## Goal
Exactly retype the lines of the material from its first line to the line with "from matplotlib.lines import Line2D", including both.

## Dataset excerpt
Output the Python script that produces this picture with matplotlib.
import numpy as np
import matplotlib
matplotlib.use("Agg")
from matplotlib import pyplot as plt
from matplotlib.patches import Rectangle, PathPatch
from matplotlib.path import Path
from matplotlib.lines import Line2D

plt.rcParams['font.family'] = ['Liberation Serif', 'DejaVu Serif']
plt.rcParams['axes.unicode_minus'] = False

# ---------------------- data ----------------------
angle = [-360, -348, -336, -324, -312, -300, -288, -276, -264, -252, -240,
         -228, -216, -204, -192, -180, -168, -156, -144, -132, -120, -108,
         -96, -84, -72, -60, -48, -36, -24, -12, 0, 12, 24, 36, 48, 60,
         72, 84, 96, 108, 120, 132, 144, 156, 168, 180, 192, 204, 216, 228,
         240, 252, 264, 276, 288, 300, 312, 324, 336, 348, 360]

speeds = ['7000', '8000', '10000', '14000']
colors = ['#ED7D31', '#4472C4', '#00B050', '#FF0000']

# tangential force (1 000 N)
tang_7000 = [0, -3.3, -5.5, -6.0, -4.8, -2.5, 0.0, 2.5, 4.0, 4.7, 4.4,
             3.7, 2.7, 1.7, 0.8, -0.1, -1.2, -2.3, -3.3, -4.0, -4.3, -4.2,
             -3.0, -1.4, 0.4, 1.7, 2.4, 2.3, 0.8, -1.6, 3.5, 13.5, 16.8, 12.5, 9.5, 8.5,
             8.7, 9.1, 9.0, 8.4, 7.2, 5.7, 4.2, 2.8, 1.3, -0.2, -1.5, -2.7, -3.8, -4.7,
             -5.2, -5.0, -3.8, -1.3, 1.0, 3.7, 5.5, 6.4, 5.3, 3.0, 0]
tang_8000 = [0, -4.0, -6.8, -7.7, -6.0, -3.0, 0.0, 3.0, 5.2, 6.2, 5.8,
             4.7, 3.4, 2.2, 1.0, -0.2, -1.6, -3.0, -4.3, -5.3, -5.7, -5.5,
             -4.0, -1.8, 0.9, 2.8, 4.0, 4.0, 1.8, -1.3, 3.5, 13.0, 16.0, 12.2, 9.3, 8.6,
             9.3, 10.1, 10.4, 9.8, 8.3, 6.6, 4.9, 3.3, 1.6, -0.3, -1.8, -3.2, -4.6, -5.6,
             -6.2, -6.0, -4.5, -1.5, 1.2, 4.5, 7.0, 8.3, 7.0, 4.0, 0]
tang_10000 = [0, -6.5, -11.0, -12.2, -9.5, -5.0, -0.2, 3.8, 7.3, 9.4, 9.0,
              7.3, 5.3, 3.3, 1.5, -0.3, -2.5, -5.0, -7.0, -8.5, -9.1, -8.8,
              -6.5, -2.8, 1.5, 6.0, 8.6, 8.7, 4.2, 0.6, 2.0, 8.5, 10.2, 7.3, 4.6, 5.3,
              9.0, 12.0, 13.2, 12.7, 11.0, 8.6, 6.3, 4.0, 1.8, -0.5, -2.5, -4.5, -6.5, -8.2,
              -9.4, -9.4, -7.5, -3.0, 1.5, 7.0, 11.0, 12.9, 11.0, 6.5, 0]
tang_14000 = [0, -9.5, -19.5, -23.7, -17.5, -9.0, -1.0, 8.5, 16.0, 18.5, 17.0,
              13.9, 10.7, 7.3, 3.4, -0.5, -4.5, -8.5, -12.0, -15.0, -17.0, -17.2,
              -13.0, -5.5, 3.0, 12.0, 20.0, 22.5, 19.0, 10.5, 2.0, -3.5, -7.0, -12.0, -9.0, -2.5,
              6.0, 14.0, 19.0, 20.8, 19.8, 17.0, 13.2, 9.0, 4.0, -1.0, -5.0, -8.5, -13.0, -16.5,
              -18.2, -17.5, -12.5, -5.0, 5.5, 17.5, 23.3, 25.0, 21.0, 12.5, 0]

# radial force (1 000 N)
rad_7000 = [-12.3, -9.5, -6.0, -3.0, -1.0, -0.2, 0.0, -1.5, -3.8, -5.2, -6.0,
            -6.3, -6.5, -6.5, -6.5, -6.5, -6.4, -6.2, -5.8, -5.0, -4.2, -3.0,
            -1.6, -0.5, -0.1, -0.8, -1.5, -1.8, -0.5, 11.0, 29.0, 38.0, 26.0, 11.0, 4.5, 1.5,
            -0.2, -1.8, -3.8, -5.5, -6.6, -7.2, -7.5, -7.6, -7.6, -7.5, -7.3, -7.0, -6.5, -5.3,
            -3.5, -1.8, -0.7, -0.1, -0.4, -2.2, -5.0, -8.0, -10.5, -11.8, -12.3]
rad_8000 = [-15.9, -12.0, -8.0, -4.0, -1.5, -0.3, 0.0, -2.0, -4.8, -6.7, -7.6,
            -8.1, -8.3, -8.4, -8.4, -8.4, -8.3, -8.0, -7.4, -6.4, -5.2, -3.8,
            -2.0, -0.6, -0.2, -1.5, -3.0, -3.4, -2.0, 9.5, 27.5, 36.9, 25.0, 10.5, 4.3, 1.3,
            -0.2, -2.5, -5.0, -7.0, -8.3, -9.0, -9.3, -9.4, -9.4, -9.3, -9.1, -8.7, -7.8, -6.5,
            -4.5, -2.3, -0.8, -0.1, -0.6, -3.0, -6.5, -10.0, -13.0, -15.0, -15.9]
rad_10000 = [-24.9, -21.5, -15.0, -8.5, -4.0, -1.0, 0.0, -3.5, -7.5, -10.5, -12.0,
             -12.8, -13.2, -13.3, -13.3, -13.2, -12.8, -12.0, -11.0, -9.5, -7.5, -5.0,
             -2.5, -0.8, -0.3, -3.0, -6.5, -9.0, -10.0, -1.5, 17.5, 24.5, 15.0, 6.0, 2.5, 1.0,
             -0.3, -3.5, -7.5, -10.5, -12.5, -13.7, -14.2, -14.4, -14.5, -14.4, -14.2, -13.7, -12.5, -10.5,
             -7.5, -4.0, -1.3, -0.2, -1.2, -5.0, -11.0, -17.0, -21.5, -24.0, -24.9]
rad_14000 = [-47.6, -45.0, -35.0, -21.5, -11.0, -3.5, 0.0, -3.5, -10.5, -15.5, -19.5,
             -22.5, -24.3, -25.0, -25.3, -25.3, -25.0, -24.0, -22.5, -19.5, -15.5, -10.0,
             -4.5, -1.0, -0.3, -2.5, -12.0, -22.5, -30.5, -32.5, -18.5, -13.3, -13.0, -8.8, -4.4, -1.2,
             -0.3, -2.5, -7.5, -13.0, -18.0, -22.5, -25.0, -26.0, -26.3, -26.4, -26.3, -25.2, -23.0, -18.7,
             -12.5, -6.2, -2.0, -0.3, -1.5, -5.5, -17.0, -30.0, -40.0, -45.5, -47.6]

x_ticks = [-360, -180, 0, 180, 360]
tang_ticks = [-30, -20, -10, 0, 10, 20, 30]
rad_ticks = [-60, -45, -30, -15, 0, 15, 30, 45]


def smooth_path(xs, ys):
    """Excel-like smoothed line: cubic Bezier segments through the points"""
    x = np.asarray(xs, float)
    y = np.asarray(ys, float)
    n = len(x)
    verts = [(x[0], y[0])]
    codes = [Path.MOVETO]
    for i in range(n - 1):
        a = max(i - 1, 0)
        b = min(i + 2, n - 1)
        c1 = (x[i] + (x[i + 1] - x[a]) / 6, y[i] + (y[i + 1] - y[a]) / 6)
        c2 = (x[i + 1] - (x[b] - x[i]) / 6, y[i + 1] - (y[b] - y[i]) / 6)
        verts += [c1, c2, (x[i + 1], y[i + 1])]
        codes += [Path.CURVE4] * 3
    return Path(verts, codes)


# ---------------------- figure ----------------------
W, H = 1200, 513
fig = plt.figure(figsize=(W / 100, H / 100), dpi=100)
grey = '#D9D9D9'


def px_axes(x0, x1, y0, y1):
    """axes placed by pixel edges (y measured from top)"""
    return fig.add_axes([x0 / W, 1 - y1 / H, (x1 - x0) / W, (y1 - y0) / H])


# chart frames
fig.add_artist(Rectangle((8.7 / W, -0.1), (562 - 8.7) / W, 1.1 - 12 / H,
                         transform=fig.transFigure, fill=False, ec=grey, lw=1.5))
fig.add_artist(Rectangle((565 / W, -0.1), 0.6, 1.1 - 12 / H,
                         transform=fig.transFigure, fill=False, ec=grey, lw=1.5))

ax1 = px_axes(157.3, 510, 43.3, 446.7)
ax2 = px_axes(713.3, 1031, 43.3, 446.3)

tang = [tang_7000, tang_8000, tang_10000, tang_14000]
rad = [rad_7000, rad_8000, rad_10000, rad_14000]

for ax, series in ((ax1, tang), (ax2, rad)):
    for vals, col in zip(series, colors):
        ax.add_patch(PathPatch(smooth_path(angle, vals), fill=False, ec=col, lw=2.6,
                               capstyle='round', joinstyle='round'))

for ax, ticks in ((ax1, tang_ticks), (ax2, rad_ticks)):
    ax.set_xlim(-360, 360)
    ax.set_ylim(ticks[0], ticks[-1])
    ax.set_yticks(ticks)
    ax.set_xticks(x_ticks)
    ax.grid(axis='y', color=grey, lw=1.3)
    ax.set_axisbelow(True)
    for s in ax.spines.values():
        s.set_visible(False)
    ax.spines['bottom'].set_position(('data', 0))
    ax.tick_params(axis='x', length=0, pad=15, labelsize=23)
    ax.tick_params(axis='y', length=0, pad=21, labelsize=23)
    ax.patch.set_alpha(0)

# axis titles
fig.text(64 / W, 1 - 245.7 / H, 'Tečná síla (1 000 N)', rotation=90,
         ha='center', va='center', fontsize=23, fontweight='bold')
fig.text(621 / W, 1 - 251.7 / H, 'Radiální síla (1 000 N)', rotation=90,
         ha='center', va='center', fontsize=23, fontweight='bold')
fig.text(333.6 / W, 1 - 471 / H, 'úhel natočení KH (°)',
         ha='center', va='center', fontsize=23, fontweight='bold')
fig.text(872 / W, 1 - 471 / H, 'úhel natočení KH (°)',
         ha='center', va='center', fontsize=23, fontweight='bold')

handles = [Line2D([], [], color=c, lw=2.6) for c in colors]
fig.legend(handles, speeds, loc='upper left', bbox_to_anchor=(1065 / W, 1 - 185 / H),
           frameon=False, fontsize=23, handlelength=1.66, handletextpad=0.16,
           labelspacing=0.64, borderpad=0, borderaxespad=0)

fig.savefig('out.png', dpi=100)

## Complete output
Output the Python script that produces this picture with matplotlib.
import numpy as np
import matplotlib
matplotlib.use("Agg")
from matplotlib import pyplot as plt
from matplotlib.patches import Rectangle, PathPatch
from matplotlib.path import Path
from matplotlib.lines import Line2D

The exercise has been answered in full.